[TUHS] Looking back to 1981 - what pascal was popular on what unix?

Will Senn will.senn at gmail.com
Sat Jan 29 10:40:36 AEST 2022


On 1/28/22 5:31 PM, Will Senn wrote:
> On 1/28/22 5:18 PM, Dan Cross wrote:
>> On Fri, Jan 28, 2022 at 6:09 PM Will Senn <will.senn at gmail.com> wrote:
>>
>>     I'm reading in, Kernighan & Plauger's 1981 edition of Software
>>     Tools in Pascal and in the book, the author's mention Bill Joy's
>>     Pascal and Andy Tanenbaum's as being rock solid. So, a few
>>     related questions:
>>
>>     1. What edition of UNIX were they likely to be using?
>>
>>
>> I'm afraid I can't speak to your 2nd and 3rd questions, but I can 
>> offer what I think is a reasonable guess about the first.
>>
>> One of the neat things about Unix and Unix-adjacent books of that era 
>> is that very often the copyright page held some information about the 
>> production of the book itself. I just so happened to have a copy of, 
>> "Software Tools in Pascal" sitting on my desk, and it says, "This 
>> books as set in Times Roman and Courier by the authors, using a 
>> Mergenthaler Linotron 202 phototypesetter driven by a PDP-11/70 
>> running the Unix operating system."
>>
>> Given the PDP-11 and the date (1981) one may reasonably conclude that 
>> it was running 7th Edition. I imagine the pascal was Joy's, from 
>> Berkeley.
>>
>>         - Dan C.
>>
> Great hint. 20 seconds after I hit send on the original email, I came 
> across this:
> http://www.lysator.liu.se/c/bwk-on-pascal.html
>
> Where Brian Kernighan talks about the challenges they faced porting 
> the ratfor examples into pascal. He explains that:
>
>     The programs were first written in that dialect of Pascal
>     supported by the Pascal interpreter pi provided by the University
>     of California at Berkeley.
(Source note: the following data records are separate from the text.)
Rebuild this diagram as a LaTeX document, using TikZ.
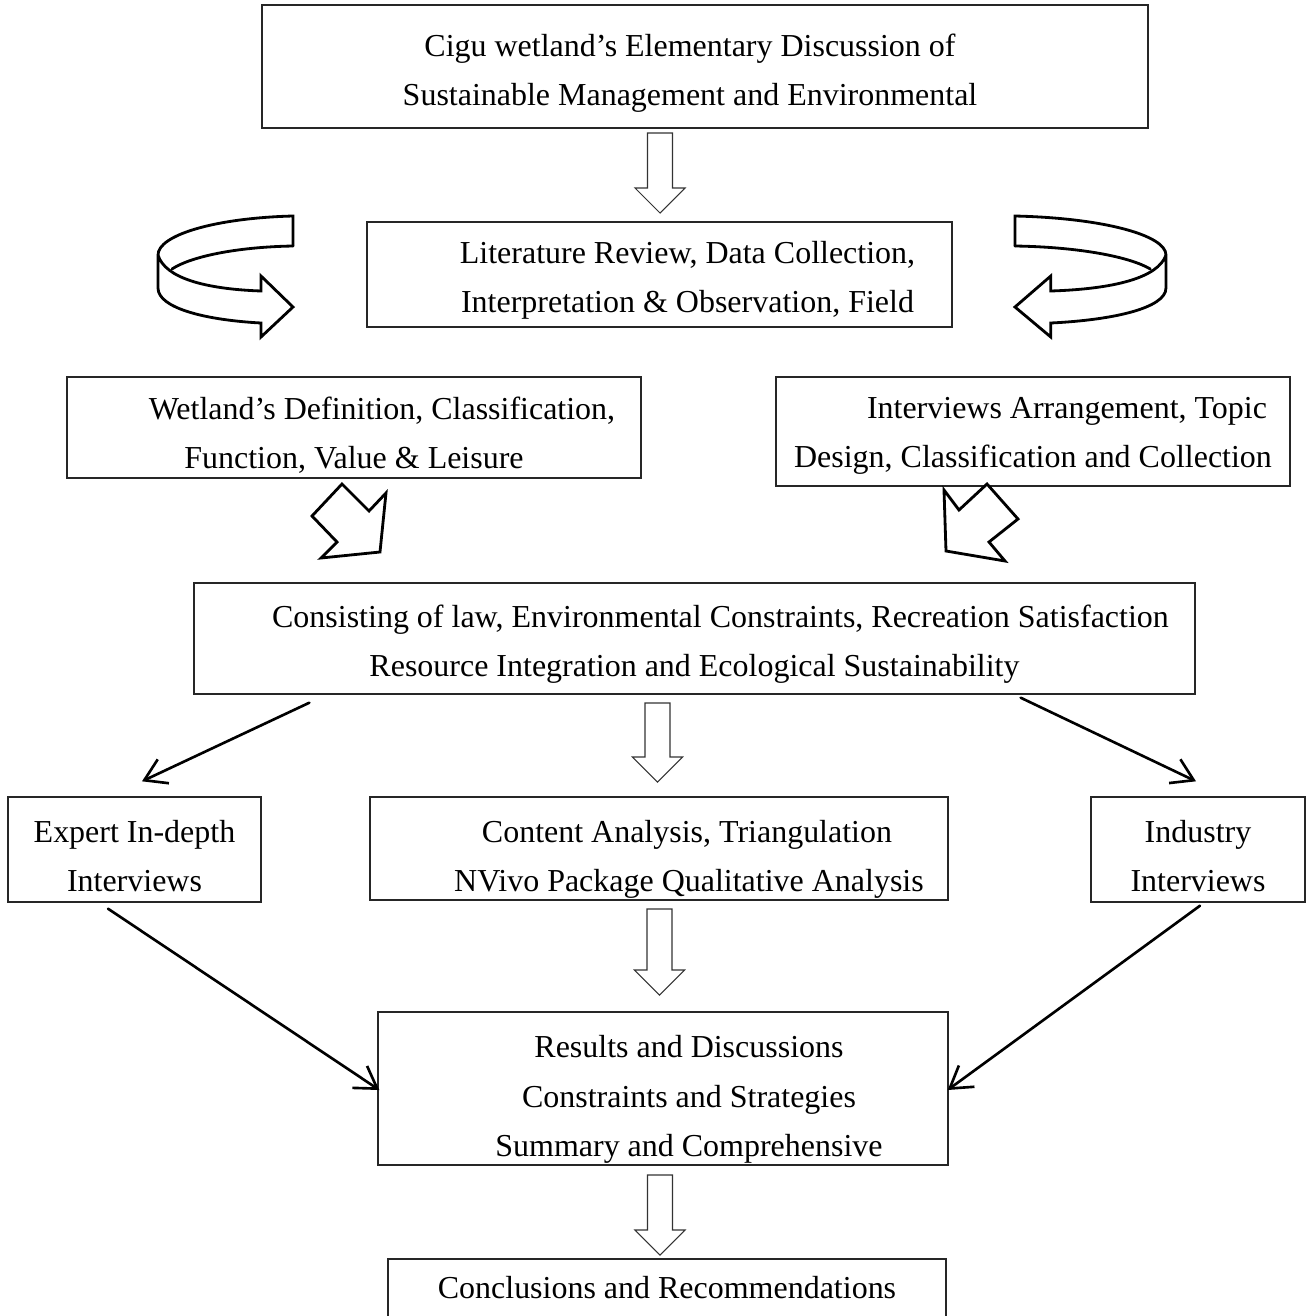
\documentclass[tikz,border=0pt]{standalone}
\usepackage{fontspec}
\setmainfont{Liberation Serif}
\usetikzlibrary{arrows.meta,calc}

\tikzset{
  box/.style={draw=black!85, line width=0.8pt, inner sep=0pt, align=center,
    font=\fontsize{18.2}{28}\selectfont},
  hollow/.style={draw=black!80, line width=0.6pt, fill=white, line join=miter},
  ribbon/.style={draw=black, line width=1.6pt, fill=white, line join=miter},
  link/.style={line width=1.5pt, -{Straight Barb[length=12pt,width=15pt]}}
}

% invisible strut that pushes the first line down
\newcommand\drop[1]{\rule{0pt}{#1}}

% hollow block arrow pointing down: centre x, top y, tip y
\newcommand\hollowdown[3]{%
  \draw[hollow] (#1-12.5,#2) -- (#1+12.5,#2) -- (#1+12.5,#3-25) -- (#1+25,#3-25)
    -- (#1,#3) -- (#1-25,#3-25) -- (#1-12.5,#3-25) -- cycle;}

% curled ribbon arrow (left one, tip at x=293)
\newcommand\turnarrow{%
  \draw[ribbon] (293,246) -- (293,216) .. controls (215,218) and (158,235) .. (158,255)
    -- (158,288) .. controls (158,308) and (205,320) .. (261,323) -- (261,337) -- (293,307)
    -- (261,276) -- (261,291) .. controls (205,289) and (165,278) .. (158,255);
  \draw[ribbon, fill=none] (293,246) .. controls (235,247) and (190,257) .. (172,269);}

\begin{document}
\begin{tikzpicture}[x=0.02cm,y=-0.02cm,line cap=round]
  \useasboundingbox (0,0) rectangle (1309,1316);

  % boxes
  \node[box, minimum width=17.72cm, minimum height=2.46cm] (top) at (705,66.5)
    {\drop{20pt}Cigu wetland's Elementary Discussion of\hspace*{0.6cm}\\Sustainable Management and Environmental\hspace*{0.6cm}};
  \node[box, minimum width=11.7cm, minimum height=2.1cm] (lit) at (659.5,274.5)
    {\drop{19pt}\hspace*{1.12cm}Literature Review, Data Collection,\\\hspace*{1.12cm}Interpretation \& Observation, Field};
  \node[box, minimum width=11.48cm, minimum height=2.02cm] (wet) at (354,427.5)
    {\drop{22pt}\hspace*{1.12cm}Wetland's Definition, Classification,\\Function, Value \& Leisure};
  \node[box, minimum width=10.28cm, minimum height=2.18cm] (intv) at (1033,431.5)
    {\drop{17pt}\hspace*{1.36cm}Interviews Arrangement, Topic\\Design, Classification and Collection};
  \node[box, minimum width=20.02cm, minimum height=2.22cm] (cons) at (694.5,638.5)
    {\drop{19pt}\hspace*{1.04cm}Consisting of law, Environmental Constraints, Recreation Satisfaction\\Resource Integration and Ecological Sustainability};
  \node[box, minimum width=5.06cm, minimum height=2.1cm] (expert) at (134.5,849.5)
    {\drop{20pt}Expert In-depth\\Interviews};
  \node[box, minimum width=11.56cm, minimum height=2.06cm] (content) at (659,848.5)
    {\drop{25pt}\hspace*{1.12cm}Content Analysis, Triangulation\\\hspace*{1.2cm}NVivo Package Qualitative Analysis};
  \node[box, minimum width=4.28cm, minimum height=2.1cm] (industry) at (1198,849.5)
    {\drop{20pt}Industry\\Interviews};
  \node[box, minimum width=11.4cm, minimum height=3.06cm] (results) at (663,1088.5)
    {\drop{25pt}\hspace*{1.04cm}Results and Discussions\\\hspace*{1.04cm}Constraints and Strategies\\\hspace*{1.04cm}Summary and Comprehensive};
  \node[box, minimum width=11.16cm, minimum height=1.16cm] (concl) at (667,1288)
    {Conclusions and Recommendations};

  % hollow arrows down
  \hollowdown{660}{133}{213}
  \hollowdown{657.5}{703}{782}
  \hollowdown{659.5}{909}{995}
  \hollowdown{660}{1175}{1255}

  % curled arrows beside the literature box
  \turnarrow
  \begin{scope}[shift={(1342.7,0)},xscale=-1.1185]
    \turnarrow
  \end{scope}

  % slanted block arrows
  \draw[ribbon] (342,484) -- (369,511) -- (386,493) -- (380,552) -- (321,558) -- (337,542) -- (312,516) -- cycle;
  \draw[ribbon] (987,484) -- (959,510) -- (944,490) -- (946,551) -- (1005,561) -- (989,542) -- (1018,519) -- cycle;

  % thin arrows
  \draw[link] ([xshift=2.32cm,yshift=-0.16cm]cons.south west) -- ([xshift=0.15cm,yshift=0.3cm]expert.north);
  \draw[link] ([xshift=-3.5cm,yshift=-0.06cm]cons.south east) -- ([xshift=-0.04cm,yshift=0.3cm]industry.north);
  \draw[link] ([xshift=-0.53cm,yshift=-0.12cm]expert.south) -- ([xshift=0.04cm,yshift=-0.03cm]results.west);
  \draw[link] ([xshift=0.04cm,yshift=-0.06cm]industry.south) -- ([xshift=-0.02cm,yshift=-0.03cm]results.east);
\end{tikzpicture}
\end{document}
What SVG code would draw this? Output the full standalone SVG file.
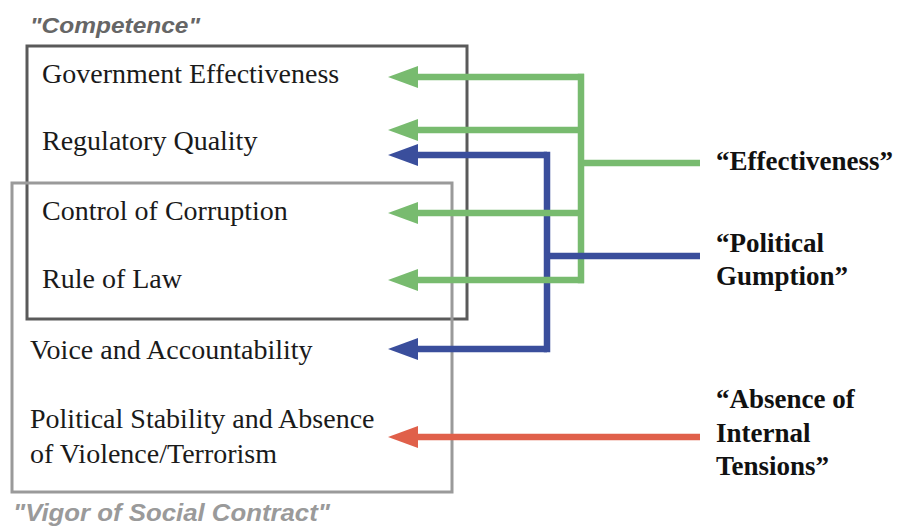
<svg xmlns="http://www.w3.org/2000/svg" width="898" height="531" viewBox="0 0 898 531">
  <style>
    .item { font-family: "Liberation Serif", "Times New Roman", serif; font-size: 28px; fill: #1a1a1a; }
    .factor { font-family: "Liberation Serif", "Times New Roman", serif; font-size: 27px; font-weight: bold; fill: #111; }
    .group { font-family: "Liberation Sans", Arial, sans-serif; font-style: italic; font-weight: bold; }
    .box { fill: none; stroke-width: 3; }
    .conn { fill: none; stroke-width: 6.5; stroke-linecap: butt; }
    .green { stroke: #78bb6f; }
    .blue { stroke: #3a4e9c; }
    .red { stroke: #e0604a; }
  </style>
  <defs>
    <marker id="ahG" markerUnits="userSpaceOnUse" markerWidth="30" markerHeight="22" viewBox="0 0 30 22" refX="0" refY="11" orient="auto">
      <path d="M0,0 L30,11 L0,22 Z" fill="#78bb6f"/>
    </marker>
    <marker id="ahB" markerUnits="userSpaceOnUse" markerWidth="30" markerHeight="22" viewBox="0 0 30 22" refX="0" refY="11" orient="auto">
      <path d="M0,0 L30,11 L0,22 Z" fill="#3a4e9c"/>
    </marker>
    <marker id="ahR" markerUnits="userSpaceOnUse" markerWidth="30" markerHeight="22" viewBox="0 0 30 22" refX="0" refY="11" orient="auto">
      <path d="M0,0 L30,11 L0,22 Z" fill="#e0604a"/>
    </marker>
  </defs>
  <rect width="898" height="531" fill="#ffffff"/>

  <g id="competence">
    <rect class="box" x="27" y="46" width="440" height="273" stroke="#5a5a5a"/>
    <text class="group" x="30" y="33" font-size="22" fill="#666666" textLength="170" lengthAdjust="spacingAndGlyphs">"Competence"</text>
  </g>
  <g id="vigor">
    <rect class="box" x="12" y="183" width="440" height="309" stroke="#9a9a9a"/>
    <text class="group" x="13" y="521" font-size="24" fill="#9a9a9a" textLength="317" lengthAdjust="spacingAndGlyphs">"Vigor of Social Contract"</text>
  </g>

  <g id="gov-effectiveness"><text class="item" x="42" y="83">Government Effectiveness</text></g>
  <g id="regulatory-quality"><text class="item" x="42" y="150">Regulatory Quality</text></g>
  <g id="control-corruption"><text class="item" x="42" y="220">Control of Corruption</text></g>
  <g id="rule-of-law"><text class="item" x="42" y="288">Rule of Law</text></g>
  <g id="voice-accountability"><text class="item" x="30" y="359">Voice and Accountability</text></g>
  <g id="political-stability">
    <text class="item" x="30" y="428">Political Stability and Absence</text>
    <text class="item" x="30" y="463">of Violence/Terrorism</text>
  </g>

  <g id="effectiveness"><text class="factor" x="716" y="170">“Effectiveness”</text></g>
  <g id="political-gumption">
    <text class="factor" x="716" y="252">“Political</text>
    <text class="factor" x="716" y="285">Gumption”</text>
  </g>
  <g id="absence-tensions">
    <text class="factor" x="716" y="408">“Absence of</text>
    <text class="factor" x="716" y="442">Internal</text>
    <text class="factor" x="716" y="475">Tensions”</text>
  </g>

  <g id="connectors">
    <path class="conn green" d="M581,73.75 V283.25" />
    <path class="conn green" d="M700,163 H581" />
    <path class="conn blue" d="M547,151.75 V352.25" />
    <path class="conn blue" d="M700,256 H547" />
    <path class="conn blue" d="M547,155 H418" marker-end="url(#ahB)"/>
    <path class="conn blue" d="M547,349 H418" marker-end="url(#ahB)"/>
    <path class="conn green" d="M584,77 H418" marker-end="url(#ahG)"/>
    <path class="conn green" d="M581,130 H418" marker-end="url(#ahG)"/>
    <path class="conn green" d="M581,213 H418" marker-end="url(#ahG)"/>
    <path class="conn green" d="M584,280 H418" marker-end="url(#ahG)"/>
    <path class="conn red" d="M700,437 H418" marker-end="url(#ahR)"/>
  </g>
</svg>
The language is close to the nominal
>     standard of Jensen and Wirth,(6
>     <http://www.lysator.liu.se/c/bwk-on-pascal.html#lit-6>) with good
>     diagnostics and careful run-time checking. Since then, the
>     programs have also been run, unchanged except for new libraries of
>     primitives, on four other systems: an interpreter from the Free
>     University of Amsterdam (hereinafter referred to as VU, for Vrije
>     Universiteit), a VAX version of the Berkeley system (a true
>     compiler), a compiler purveyed by Whitesmiths, Ltd., and UCSD
>     Pascal on a Z80. All but the last of these Pascal systems are
>     written in C.
>
> So, you were right about it being Joy's pi.
>
> Thanks,
>
> Will

On the good news front, I was able to find a working pi/px environment - 
4.2bsd built from tape on simulated vax780 works great (thank god vi 
works there, too) and will run the programs in the book without mods, 
out of the box. 4.3 would probably work similarly (I put it on the 
list). I tried compiling the pascal distributed via 2bsd on v7, but 
wasn't able to get it built (story of my life). This is prolly expected 
because the notes in the distro say "This is still set up for version 
6", so I'll stick with 4.2 for the time being. Just glad to have a 
working environment to supplement the reading.